**What you are asked to do:**
Only the span from the line containing "Output the Python" down to the line containing "mwcnt_err = [13.5, 18.4, 17.7]" is to be printed, exactly and inclusively, with pictures omitted.

◆ ◆ ◆ ◆

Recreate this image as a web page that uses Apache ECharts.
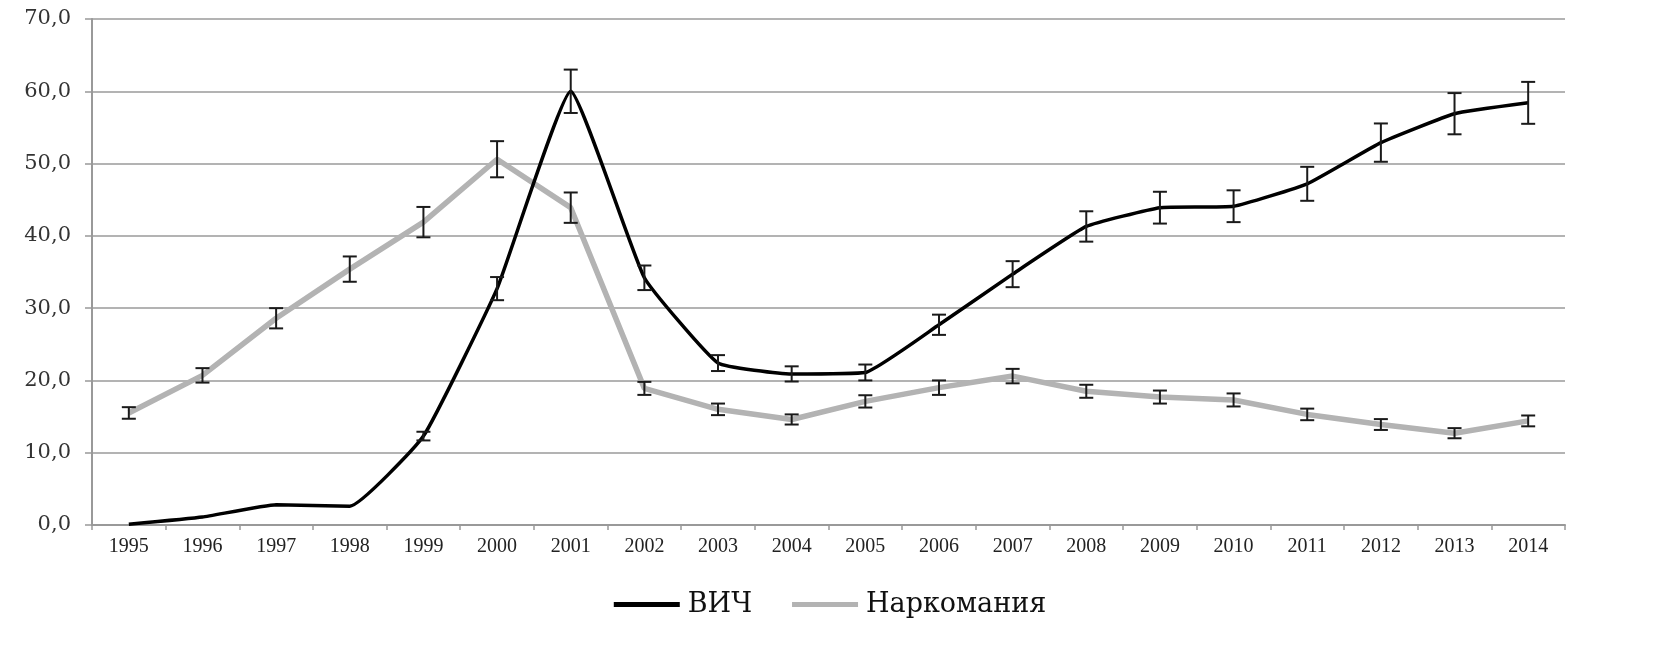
<!DOCTYPE html>
<html>
<head>
<meta charset="utf-8">
<script src="https://cdn.jsdelivr.net/npm/echarts@6/dist/echarts.min.js"></script>
<style>
html,body{margin:0;padding:0;background:#fff;}
#chart{width:1660px;height:650px;}
</style>
</head>
<body>
<div id="chart"></div>
<script>
const years = ['1995','1996','1997','1998','1999','2000','2001','2002','2003','2004','2005','2006','2007','2008','2009','2010','2011','2012','2013','2014'];
const hivValues = [0.1,1.1,2.8,2.6,12.3,32.7,60.0,34.2,22.4,20.9,21.1,27.7,34.7,41.3,43.9,44.1,47.2,52.9,56.9,58.4];
const hivErrors = [0,0,0,0,0.6,1.6,3.0,1.7,1.1,1.05,1.1,1.4,1.8,2.1,2.2,2.2,2.35,2.65,2.85,2.9];
const drugValues = [15.5,20.7,28.6,35.4,41.9,50.6,43.9,18.9,16.0,14.6,17.1,19.0,20.6,18.5,17.7,17.3,15.3,13.9,12.7,14.4];
const drugErrors = [0.8,1.0,1.4,1.75,2.1,2.5,2.1,0.9,0.8,0.7,0.85,1.0,1.0,0.9,0.9,0.9,0.8,0.75,0.7,0.75];
const yTicks = [0,10,20,30,40,50,60,70];
const seriesNames = ['ВИЧ','Наркомания'];

const FONT = '"Liberation Serif", "DejaVu Serif", serif';
const WIDE = '"DejaVu Serif", "Liberation Serif", serif';

function errorData(values, errors){
  return values.map((v,i)=>[i, v - errors[i], v + errors[i]]);
}
function renderError(params, api){
  const idx = api.value(0);
  const lo = api.coord([idx, api.value(1)]);
  const hi = api.coord([idx, api.value(2)]);
  if (Math.abs(hi[1]-lo[1]) < 1) return;
  const cap = 7;
  const style = {stroke:'#1a1a1a', lineWidth:2};
  return {
    type:'group',
    children:[
      {type:'line', shape:{x1:lo[0],y1:lo[1],x2:hi[0],y2:hi[1]}, style:style},
      {type:'line', shape:{x1:lo[0]-cap,y1:lo[1],x2:lo[0]+cap,y2:lo[1]}, style:style},
      {type:'line', shape:{x1:hi[0]-cap,y1:hi[1],x2:hi[0]+cap,y2:hi[1]}, style:style}
    ]
  };
}

const chart = echarts.init(document.getElementById('chart'));
chart.setOption({
  backgroundColor:'#fff',
  animation:false,
  grid:{left:92,right:95,top:19,bottom:125,containLabel:false},
  legend:{
    data:[
      {name:seriesNames[0], icon:'rect', itemStyle:{color:'#000'}},
      {name:seriesNames[1], icon:'rect', itemStyle:{color:'#b3b3b3'}}
    ],
    top:586,
    left:'center',
    itemWidth:66,
    itemHeight:5,
    itemGap:40,
    textStyle:{fontFamily:WIDE,fontSize:27,color:'#111',padding:[0,0,0,3]}
  },
  xAxis:{
    type:'category',
    data:years,
    boundaryGap:true,
    axisLine:{lineStyle:{color:'#999',width:2}},
    axisTick:{show:true,alignWithLabel:false,length:5,lineStyle:{color:'#999',width:1.5}},
    axisLabel:{interval:0,fontFamily:FONT,fontSize:20,color:'#222',margin:12}
  },
  yAxis:{
    type:'value',
    min:yTicks[0],
    max:yTicks[yTicks.length-1],
    interval:10,
    axisLine:{show:true,lineStyle:{color:'#999',width:2}},
    axisTick:{show:true,length:7,lineStyle:{color:'#999',width:1.5}},
    splitLine:{lineStyle:{color:'#9a9a9a',width:1.5}},
    axisLabel:{fontFamily:WIDE,fontSize:21,color:'#333',margin:21,
      formatter:v=>v.toFixed(1).replace('.',',')}
  },
  series:[
    {
      name:seriesNames[1],
      type:'line',
      data:drugValues,
      symbol:'none',
      z:2,
      lineStyle:{color:'#b3b3b3',width:5.5},
      itemStyle:{color:'#b3b3b3'}
    },
    {
      name:seriesNames[0],
      type:'line',
      data:hivValues,
      symbol:'none',
      smooth:0.12,
      z:3,
      lineStyle:{color:'#000',width:3.5},
      itemStyle:{color:'#000'}
    },
    {
      name:'errDrug',
      type:'custom',
      renderItem:renderError,
      data:errorData(drugValues,drugErrors),
      z:4,
      encode:{x:0,y:[1,2]}
    },
    {
      name:'errHiv',
      type:'custom',
      renderItem:renderError,
      data:errorData(hivValues,hivErrors),
      z:4,
      encode:{x:0,y:[1,2]}
    }
  ]
});
</script>
</body>
</html>
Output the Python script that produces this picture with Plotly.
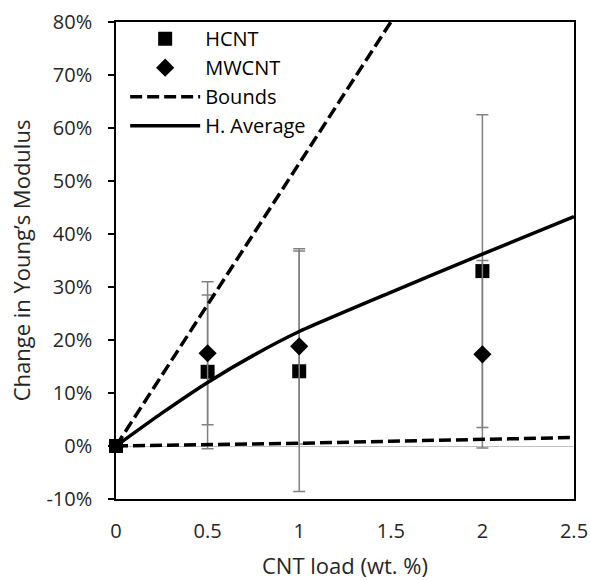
import plotly.graph_objects as go

# ---- data (values in %) ----
hcnt_x = [0, 0.5, 1, 2]
hcnt_y = [0, 14.0, 14.1, 33.0]
hcnt_err = [0, 14.5, 22.7, 29.5]

mwcnt_x = [0.5, 1, 2]
mwcnt_y = [17.5, 18.8, 17.3]
mwcnt_err = [13.5, 18.4, 17.7]

bound_x = [0, 0.5, 1, 1.5, 2, 2.5]
upper_bound = [0, 26.7, 53.3, 80.0, 106.7, 133.3]
lower_bound = [0, 0.2, 0.5, 0.9, 1.3, 1.6]

havg_x = [0, 0.25, 0.5, 0.75, 1, 1.5, 2, 2.5]
havg_y = [0, 6.2, 12.0, 17.1, 21.6, 29.0, 36.2, 43.3]

x_ticks = [0, 0.5, 1, 1.5, 2, 2.5]
x_ticklabels = ["0", "0.5", "1", "1.5", "2", "2.5"]
y_ticks = [-10, 0, 10, 20, 30, 40, 50, 60, 70, 80]
y_ticklabels = ["-10%", "0%", "10%", "20%", "30%", "40%", "50%", "60%", "70%", "80%"]

FONT = "Open Sans"
TXT = "#262626"

fig = go.Figure()

fig.add_trace(go.Scatter(
    x=hcnt_x, y=hcnt_y, mode="markers", name="HCNT",
    marker=dict(symbol="square", size=14, color="black"),
    error_y=dict(type="data", array=hcnt_err, visible=True,
                 color="#808080", thickness=1.5, width=6),
    cliponaxis=False, legendrank=1,
))
fig.add_trace(go.Scatter(
    x=mwcnt_x, y=mwcnt_y, mode="markers", name="MWCNT",
    marker=dict(symbol="diamond", size=14, color="black"),
    error_y=dict(type="data", array=mwcnt_err, visible=True,
                 color="#808080", thickness=1.5, width=6),
    cliponaxis=False, legendrank=2,
))
fig.add_trace(go.Scatter(
    x=bound_x, y=upper_bound, mode="lines", name="Bounds",
    line=dict(color="black", width=3.5, dash="12px,5px"),
    legendgroup="bounds", legendrank=3,
))
fig.add_trace(go.Scatter(
    x=bound_x, y=lower_bound, mode="lines", name="Bounds",
    line=dict(color="black", width=3.5, dash="12px,5px"),
    legendgroup="bounds", showlegend=False,
))
fig.add_trace(go.Scatter(
    x=havg_x, y=havg_y, mode="lines", name="H. Average",
    line=dict(color="black", width=3.5, shape="spline", smoothing=0.6),
    legendrank=4,
))

fig.update_layout(
    width=590, height=580,
    margin=dict(l=116, r=16, t=22, b=81),
    paper_bgcolor="white", plot_bgcolor="white",
    font=dict(family=FONT, size=20, color=TXT),
    showlegend=True,
    legend=dict(x=0.02, y=1.006, xanchor="left", yanchor="top",
                bgcolor="rgba(0,0,0,0)", font=dict(size=20, color="black"),
                itemwidth=70, tracegroupgap=0),
    xaxis=dict(range=[0, 2.5], tickvals=x_ticks, ticktext=x_ticklabels,
               showline=True, mirror=True, linecolor="black", linewidth=1.5,
               ticks="", showgrid=False, zeroline=False, automargin=False,
               ticklabelstandoff=13,
               title=dict(text="CNT load (wt. %)", font=dict(size=22, color=TXT),
                          standoff=22)),
    yaxis=dict(range=[-10, 80], tickvals=y_ticks, ticktext=y_ticklabels,
               showline=True, mirror=True, linecolor="black", linewidth=1.5,
               ticks="outside", ticklen=6, tickcolor="black", tickwidth=1.5,
               showgrid=False, zeroline=True, zerolinecolor="#c0c0c0", zerolinewidth=1,
               ticklabelstandoff=12, automargin=False,
               title=dict(text="Change in Young’s Modulus", font=dict(size=22, color=TXT),
                          standoff=10)),
)

fig.write_html("out.html")
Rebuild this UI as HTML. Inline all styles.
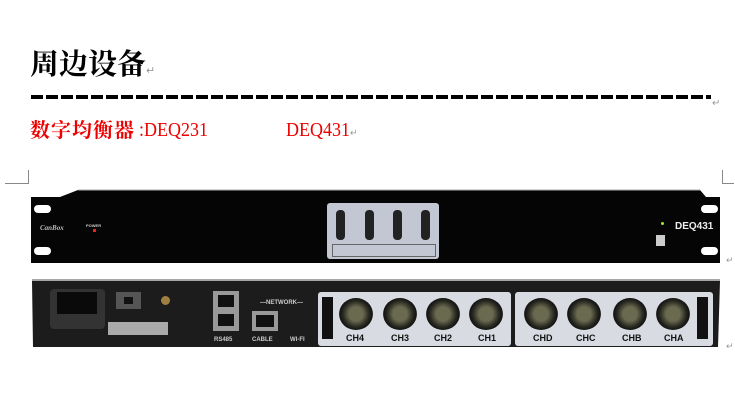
<!DOCTYPE html>
<html><head><meta charset="utf-8"><style>
body{margin:0;width:735px;height:403px;background:#fff;position:relative;overflow:hidden;font-family:"Liberation Serif","Noto Serif CJK SC",serif}
.a{position:absolute}
.hole{position:absolute;width:17px;height:8px;border-radius:4px;background:#fff}
.xlr{position:absolute;width:34px;height:32px;border-radius:50%;background:radial-gradient(circle,#6a6a50 0 30%,#2a2a22 55%,#111 70%,#777 74%,#333 80%)}
.lbl{position:absolute;font:bold 9px "Liberation Sans",sans-serif;color:#111}
.rl{position:absolute;font:bold 6px "Liberation Sans",sans-serif;color:#ccc}
</style></head><body>
<div class="a" style="left:30px;top:42px;font-size:29px;color:#000;font-family:'Noto Serif CJK SC',serif;font-weight:bold">周边设备<span style="font-size:11px;color:#999;font-weight:normal">↵</span></div>
<div class="a" style="left:31px;top:95px;width:680px;height:4px;background:repeating-linear-gradient(90deg,#000 0 12px,transparent 12px 15px)"></div>
<div class="a" style="left:712px;top:98px;font-size:10px;color:#999">↵</div>
<div class="a" style="left:30px;top:115px;font-size:20px;line-height:28px;color:#e00;font-family:'Noto Serif CJK SC',serif;font-weight:bold;white-space:nowrap;letter-spacing:1px">数字均衡器</div>
<div class="a" style="left:139px;top:119px;font-size:20px;color:#e00;font-family:'Liberation Serif',serif;white-space:nowrap;transform:scaleX(0.9);transform-origin:left">:DEQ231</div>
<div class="a" style="left:286px;top:119px;font-size:20px;color:#e00;font-family:'Liberation Serif',serif;white-space:nowrap;transform:scaleX(0.9);transform-origin:left">DEQ431<span style="font-size:10px;color:#999">↵</span></div>
<div class="a" style="left:5px;top:183px;width:23px;height:1px;background:#888"></div>
<div class="a" style="left:28px;top:170px;width:1px;height:14px;background:#888"></div>
<div class="a" style="left:722px;top:183px;width:12px;height:1px;background:#888"></div>
<div class="a" style="left:722px;top:170px;width:1px;height:14px;background:#888"></div>
<svg class="a" style="left:0;top:0" width="735" height="403">
<polygon points="31,197 60,197 78,190 700,190 706,197 720,197 720,263 31,263" fill="#050505"/>
<line x1="78" y1="190" x2="700" y2="190" stroke="#aaa" stroke-width="1"/>
<polygon points="32,281 720,281 718,347 33,347" fill="#1c1c1c"/>
<line x1="32" y1="280" x2="720" y2="280" stroke="#888" stroke-width="1.5"/>
</svg>
<div class="hole" style="left:34px;top:205px"></div><div class="hole" style="left:34px;top:247px"></div>
<div class="hole" style="left:701px;top:205px"></div><div class="hole" style="left:701px;top:247px"></div>
<div class="a" style="left:40px;top:224px;font:italic bold 7px 'Liberation Serif',serif;color:#bbb">CanBox</div>
<div class="rl" style="left:86px;top:223px;font-size:4px">POWER</div>
<div class="a" style="left:93px;top:229px;width:3px;height:3px;background:#e22"></div>
<div class="a" style="left:661px;top:222px;width:3px;height:3px;border-radius:50%;background:#9e3"></div>
<div class="a" style="left:675px;top:221px;font:bold 10px 'Liberation Sans',sans-serif;color:#eee">DEQ431</div>
<div class="a" style="left:656px;top:235px;width:9px;height:11px;background:#ccc"></div>
<div class="a" style="left:327px;top:203px;width:112px;height:56px;background:#c3c7d3;border-radius:3px"></div>
<div class="a" style="left:336px;top:210px;width:9px;height:30px;background:#222;border-radius:4px"></div>
<div class="a" style="left:365px;top:210px;width:9px;height:30px;background:#222;border-radius:4px"></div>
<div class="a" style="left:393px;top:210px;width:9px;height:30px;background:#222;border-radius:4px"></div>
<div class="a" style="left:421px;top:210px;width:9px;height:30px;background:#222;border-radius:4px"></div>
<div class="a" style="left:332px;top:244px;width:102px;height:11px;border:1px solid #666"></div>
<div class="a" style="left:50px;top:289px;width:55px;height:40px;background:#333;border-radius:4px"></div>
<div class="a" style="left:57px;top:292px;width:40px;height:22px;background:#0a0a0a"></div>
<div class="a" style="left:116px;top:292px;width:25px;height:17px;background:#555"></div>
<div class="a" style="left:124px;top:297px;width:9px;height:7px;background:#111"></div>
<div class="a" style="left:108px;top:322px;width:60px;height:13px;background:#aaa"></div>
<div class="a" style="left:161px;top:296px;width:9px;height:9px;border-radius:50%;background:#a08040"></div>
<div class="a" style="left:213px;top:291px;width:26px;height:40px;background:#999"></div>
<div class="a" style="left:218px;top:295px;width:16px;height:12px;background:#111"></div>
<div class="a" style="left:218px;top:314px;width:16px;height:12px;background:#111"></div>
<div class="a" style="left:252px;top:311px;width:26px;height:20px;background:#999"></div>
<div class="a" style="left:256px;top:315px;width:18px;height:12px;background:#111"></div>
<div class="rl" style="left:260px;top:300px">—NETWORK—</div>
<div class="rl" style="left:214px;top:337px">RS485</div>
<div class="rl" style="left:252px;top:337px">CABLE</div>
<div class="rl" style="left:290px;top:337px">WI-FI</div>
<div class="a" style="left:318px;top:292px;width:193px;height:54px;background:#d8dbe2;border-radius:3px"></div>
<div class="a" style="left:515px;top:292px;width:198px;height:54px;background:#d8dbe2;border-radius:3px"></div>
<div class="a" style="left:322px;top:297px;width:11px;height:42px;background:#111"></div>
<div class="a" style="left:697px;top:297px;width:11px;height:42px;background:#111"></div>
<div class="xlr" style="left:339px;top:298px"></div>
<div class="xlr" style="left:383px;top:298px"></div>
<div class="xlr" style="left:426px;top:298px"></div>
<div class="xlr" style="left:469px;top:298px"></div>
<div class="xlr" style="left:524px;top:298px"></div>
<div class="xlr" style="left:567px;top:298px"></div>
<div class="xlr" style="left:613px;top:298px"></div>
<div class="xlr" style="left:656px;top:298px"></div>
<div class="lbl" style="left:346px;top:333px">CH4</div>
<div class="lbl" style="left:391px;top:333px">CH3</div>
<div class="lbl" style="left:434px;top:333px">CH2</div>
<div class="lbl" style="left:478px;top:333px">CH1</div>
<div class="lbl" style="left:533px;top:333px">CHD</div>
<div class="lbl" style="left:576px;top:333px">CHC</div>
<div class="lbl" style="left:622px;top:333px">CHB</div>
<div class="lbl" style="left:664px;top:333px">CHA</div>
<div class="a" style="left:726px;top:255px;font-size:9px;color:#999">↵</div>
<div class="a" style="left:726px;top:341px;font-size:9px;color:#999">↵</div>
</body></html>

◆ ◆ ◆ ◆

**Answer to the task:**
Output the Python script that produces this picture with Plotly.
import plotly.graph_objects as go

# ---- data (values in %) ----
hcnt_x = [0, 0.5, 1, 2]
hcnt_y = [0, 14.0, 14.1, 33.0]
hcnt_err = [0, 14.5, 22.7, 29.5]

mwcnt_x = [0.5, 1, 2]
mwcnt_y = [17.5, 18.8, 17.3]
mwcnt_err = [13.5, 18.4, 17.7]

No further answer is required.